Neo-Nazi leader Andrew Anglin plans to muster thousands of poll-watchers across all 50 states. His partners at the alt-right website “the Right Stuff” are touting plans to set up hidden cameras at polling places in Philadelphia and hand out liquor and marijuana in the city’s “ghetto” on Election Day to induce residents to stay home. The National Socialist Movement, various factions of the Ku Klux Klan and the white nationalist American Freedom Party all are deploying members to watch polls, either “informally” or, they say, through the Trump campaign.
The Oath Keepers, a group of former law enforcement and military members that often shows up in public heavily armed, is advising members to go undercover and conduct “intelligence-gathering” at polling places, and Donald Trump ally Roger Stone is organizing his own exit polling, aiming to monitor thousands of precincts across the country.
Energized by Trump’s candidacy and alarmed by his warnings of a “rigged election,” white nationalist, alt-right and militia movement groups are planning to come out in full force on Tuesday, creating the potential for conflict at the close of an already turbulent campaign season.
“The possibility of violence on or around Election Day is very real,” said Mark Potok of the Southern Poverty Law Center. “Donald Trump has been telling his supporters for weeks and weeks and weeks now that they are about to have the election stolen from them by evil forces on behalf of the elites.”

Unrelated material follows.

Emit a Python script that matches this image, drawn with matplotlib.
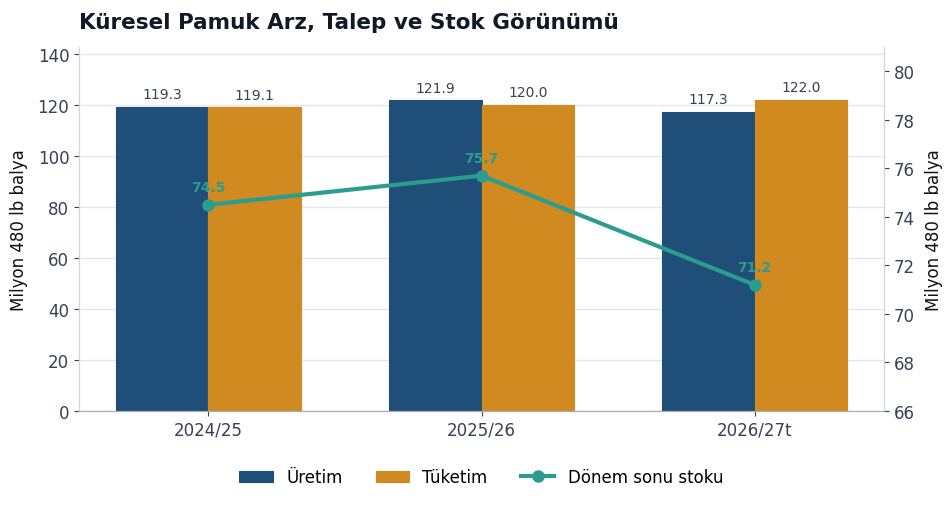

Of course we've seen these threats before, and if anything, they only helped to increase turnout for Democrats in 2008 and 2012. But the threats themselves are very clear and have been for decades.
It is difficult to know at what scale these plans will materialize because Anglin and his fringe-right ilk are serial exaggerators, according to Potok. And rather than successfully uncover widespread voter fraud — for which there is a lack of compelling evidence — or successfully suppress minority turnout, Potok said the efforts are most likely to backfire.
“If on the morning of Election Day it turns out that we have white supremacists standing around looking threatening at polling places, I think it would arouse anger,” he said. “People would vote just to prove they’re not being intimidated by these radical racists.”
Despite Trump’s claims that American democracy is compromised by massive voter fraud, so far in this election only one person — a Trump supporter in Iowa who attempted to vote twice — has been arrested for it. That has not stopped fringe groups already inclined to believe that minorities are stealing the election from heeding Trump’s call to monitor voting in “certain areas.”
This time around the fear is that it will be different. So far these idiots haven't been able to cause too much trouble in polling places, but that was before the GOP made voter suppression of black and Latino voters a top priority and nominated a presidential candidate endorsed by the actual KKK.
Of course, the real problem is all the people voting for Trump who are looking the other way on this. They're just as likely to look the other way should violence break out at polling precincts too.